Repeat the material verbatim and drop the pictures.

## start Provided data

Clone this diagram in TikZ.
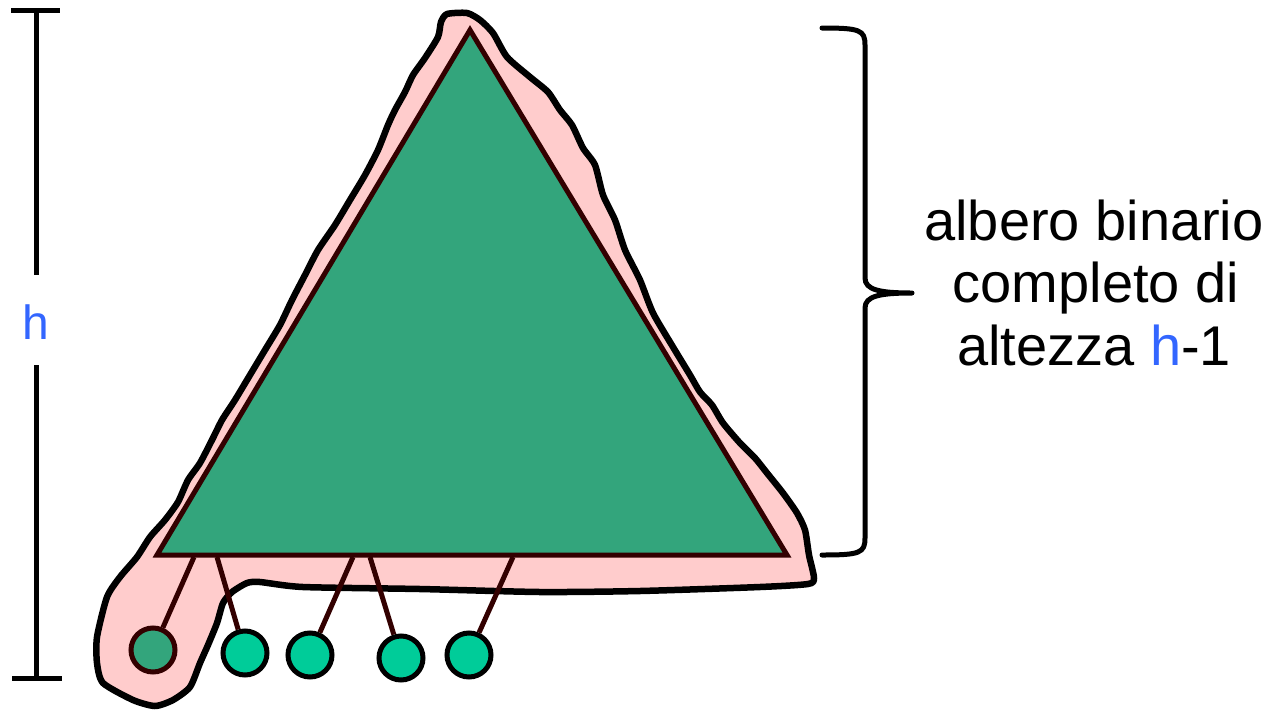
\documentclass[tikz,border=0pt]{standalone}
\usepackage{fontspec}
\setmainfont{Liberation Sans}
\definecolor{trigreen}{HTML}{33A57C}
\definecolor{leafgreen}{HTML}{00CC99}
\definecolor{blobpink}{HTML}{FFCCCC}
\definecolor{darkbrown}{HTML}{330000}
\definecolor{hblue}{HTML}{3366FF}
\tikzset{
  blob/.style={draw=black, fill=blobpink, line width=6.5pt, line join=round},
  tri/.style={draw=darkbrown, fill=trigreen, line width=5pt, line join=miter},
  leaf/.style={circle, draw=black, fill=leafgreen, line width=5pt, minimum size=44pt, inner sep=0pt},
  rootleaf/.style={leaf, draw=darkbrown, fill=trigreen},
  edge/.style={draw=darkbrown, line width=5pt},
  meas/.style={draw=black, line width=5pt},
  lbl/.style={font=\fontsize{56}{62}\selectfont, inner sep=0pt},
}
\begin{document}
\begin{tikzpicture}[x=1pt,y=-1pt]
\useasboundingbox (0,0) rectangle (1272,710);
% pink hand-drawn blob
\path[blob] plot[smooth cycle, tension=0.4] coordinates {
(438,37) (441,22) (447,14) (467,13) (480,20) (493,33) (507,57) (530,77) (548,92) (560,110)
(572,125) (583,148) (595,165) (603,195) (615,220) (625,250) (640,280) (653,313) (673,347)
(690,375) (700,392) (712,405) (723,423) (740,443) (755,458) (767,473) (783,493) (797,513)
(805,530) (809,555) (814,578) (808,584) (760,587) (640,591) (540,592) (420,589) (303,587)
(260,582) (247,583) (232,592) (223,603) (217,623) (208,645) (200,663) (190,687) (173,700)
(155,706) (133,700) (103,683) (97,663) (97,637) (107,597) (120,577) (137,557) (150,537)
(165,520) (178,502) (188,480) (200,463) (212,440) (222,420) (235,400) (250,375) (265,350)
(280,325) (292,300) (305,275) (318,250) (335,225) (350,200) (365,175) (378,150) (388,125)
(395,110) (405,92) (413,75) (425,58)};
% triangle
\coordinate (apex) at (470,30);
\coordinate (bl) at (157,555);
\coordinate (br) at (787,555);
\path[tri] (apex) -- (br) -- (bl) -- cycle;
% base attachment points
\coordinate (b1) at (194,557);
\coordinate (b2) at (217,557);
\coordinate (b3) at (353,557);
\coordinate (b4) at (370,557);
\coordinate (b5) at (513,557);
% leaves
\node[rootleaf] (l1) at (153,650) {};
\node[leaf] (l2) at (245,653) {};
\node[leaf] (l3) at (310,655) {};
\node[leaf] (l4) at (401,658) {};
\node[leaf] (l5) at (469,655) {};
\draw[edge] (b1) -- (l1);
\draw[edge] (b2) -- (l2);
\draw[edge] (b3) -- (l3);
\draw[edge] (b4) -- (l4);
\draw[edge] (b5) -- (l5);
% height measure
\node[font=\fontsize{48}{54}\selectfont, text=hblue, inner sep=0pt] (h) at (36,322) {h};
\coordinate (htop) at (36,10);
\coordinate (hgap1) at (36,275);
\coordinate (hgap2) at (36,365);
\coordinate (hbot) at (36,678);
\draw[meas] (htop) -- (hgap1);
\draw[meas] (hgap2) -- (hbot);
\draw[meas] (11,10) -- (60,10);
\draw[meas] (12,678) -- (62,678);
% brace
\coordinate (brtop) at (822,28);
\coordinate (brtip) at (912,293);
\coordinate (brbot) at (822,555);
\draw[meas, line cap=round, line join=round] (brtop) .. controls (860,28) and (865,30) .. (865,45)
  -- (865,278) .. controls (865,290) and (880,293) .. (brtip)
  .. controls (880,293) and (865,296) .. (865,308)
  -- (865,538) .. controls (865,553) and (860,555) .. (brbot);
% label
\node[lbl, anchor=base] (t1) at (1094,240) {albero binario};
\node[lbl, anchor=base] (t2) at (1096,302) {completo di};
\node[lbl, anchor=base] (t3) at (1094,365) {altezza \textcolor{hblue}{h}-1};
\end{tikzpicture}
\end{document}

## end Provided data

# Result of this exercise:
Clone this diagram in TikZ.
\documentclass[tikz,border=0pt]{standalone}
\usepackage{fontspec}
\setmainfont{Liberation Sans}
\definecolor{trigreen}{HTML}{33A57C}
\definecolor{leafgreen}{HTML}{00CC99}
\definecolor{blobpink}{HTML}{FFCCCC}
\definecolor{darkbrown}{HTML}{330000}
\definecolor{hblue}{HTML}{3366FF}
\tikzset{
  blob/.style={draw=black, fill=blobpink, line width=6.5pt, line join=round},
  tri/.style={draw=darkbrown, fill=trigreen, line width=5pt, line join=miter},
  leaf/.style={circle, draw=black, fill=leafgreen, line width=5pt, minimum size=44pt, inner sep=0pt},
  rootleaf/.style={leaf, draw=darkbrown, fill=trigreen},
  edge/.style={draw=darkbrown, line width=5pt},
  meas/.style={draw=black, line width=5pt},
  lbl/.style={font=\fontsize{56}{62}\selectfont, inner sep=0pt},
}
\begin{document}
\begin{tikzpicture}[x=1pt,y=-1pt]
\useasboundingbox (0,0) rectangle (1272,710);
% pink hand-drawn blob
\path[blob] plot[smooth cycle, tension=0.4] coordinates {
(438,37) (441,22) (447,14) (467,13) (480,20) (493,33) (507,57) (530,77) (548,92) (560,110)
(572,125) (583,148) (595,165) (603,195) (615,220) (625,250) (640,280) (653,313) (673,347)
(690,375) (700,392) (712,405) (723,423) (740,443) (755,458) (767,473) (783,493) (797,513)
(805,530) (809,555) (814,578) (808,584) (760,587) (640,591) (540,592) (420,589) (303,587)
(260,582) (247,583) (232,592) (223,603) (217,623) (208,645) (200,663) (190,687) (173,700)
(155,706) (133,700) (103,683) (97,663) (97,637) (107,597) (120,577) (137,557) (150,537)
(165,520) (178,502) (188,480) (200,463) (212,440) (222,420) (235,400) (250,375) (265,350)
(280,325) (292,300) (305,275) (318,250) (335,225) (350,200) (365,175) (378,150) (388,125)
(395,110) (405,92) (413,75) (425,58)};
% triangle
\coordinate (apex) at (470,30);
\coordinate (bl) at (157,555);
\coordinate (br) at (787,555);
\path[tri] (apex) -- (br) -- (bl) -- cycle;
% base attachment points
\coordinate (b1) at (194,557);
\coordinate (b2) at (217,557);
\coordinate (b3) at (353,557);
\coordinate (b4) at (370,557);
\coordinate (b5) at (513,557);
% leaves
\node[rootleaf] (l1) at (153,650) {};
\node[leaf] (l2) at (245,653) {};
\node[leaf] (l3) at (310,655) {};
\node[leaf] (l4) at (401,658) {};
\node[leaf] (l5) at (469,655) {};
\draw[edge] (b1) -- (l1);
\draw[edge] (b2) -- (l2);
\draw[edge] (b3) -- (l3);
\draw[edge] (b4) -- (l4);
\draw[edge] (b5) -- (l5);
% height measure
\node[font=\fontsize{48}{54}\selectfont, text=hblue, inner sep=0pt] (h) at (36,322) {h};
\coordinate (htop) at (36,10);
\coordinate (hgap1) at (36,275);
\coordinate (hgap2) at (36,365);
\coordinate (hbot) at (36,678);
\draw[meas] (htop) -- (hgap1);
\draw[meas] (hgap2) -- (hbot);
\draw[meas] (11,10) -- (60,10);
\draw[meas] (12,678) -- (62,678);
% brace
\coordinate (brtop) at (822,28);
\coordinate (brtip) at (912,293);
\coordinate (brbot) at (822,555);
\draw[meas, line cap=round, line join=round] (brtop) .. controls (860,28) and (865,30) .. (865,45)
  -- (865,278) .. controls (865,290) and (880,293) .. (brtip)
  .. controls (880,293) and (865,296) .. (865,308)
  -- (865,538) .. controls (865,553) and (860,555) .. (brbot);
% label
\node[lbl, anchor=base] (t1) at (1094,240) {albero binario};
\node[lbl, anchor=base] (t2) at (1096,302) {completo di};
\node[lbl, anchor=base] (t3) at (1094,365) {altezza \textcolor{hblue}{h}-1};
\end{tikzpicture}
\end{document}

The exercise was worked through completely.